If that is indeed all the school does with HC students (have them work with staff everyday and make sure school employees take Crisis Prevention Training), that is not sufficient and deprives students of the basic education they are constitutionally entitled to receive. And the school board is ultimately responsible.

So, it's not a problem per se that the CSIP doesn't reflect what the school needs to provide. But it's a huge problem that the school has no idea what it's supposed to provide, has apparently no training in the issue, and can't even figure out what to write in the CSIP that it will provide, let alone actually provide it. The not providing it is the problem. And ultimately responsibility for that problem falls to the school board.
Anonymous said…
The board do not assert their oversight powers nearly enough.

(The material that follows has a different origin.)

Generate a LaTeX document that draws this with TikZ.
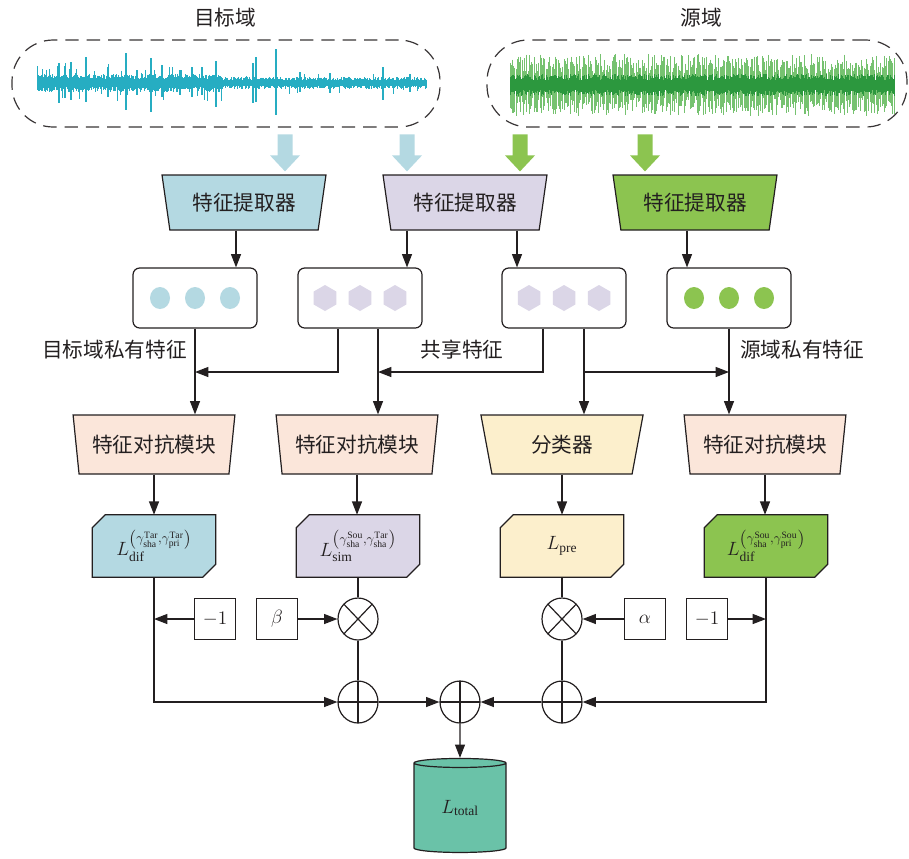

One simple thing that could be done is to require every single webpage on the district's website(s) to have an "owner" whose name and email address are listed at the top of that page. Whenever a problem with that page is reported, the owner has 48 hours to correct it, otherwise some kind of meaningful penalty is imposed.

The website is the primary (and for many, the sole) avenue of information sharing with the community. Its importance as a resource to the community is not trivial, and penalties for not keeping it as up to date as humanly possible should be significant.

I tend to think the district considers the website as a bit of an afterthought. It is not prioritised the way it must be. In this day and age, it should be thought of as the district's primary publication platform, more important than almost any other communication platform they use.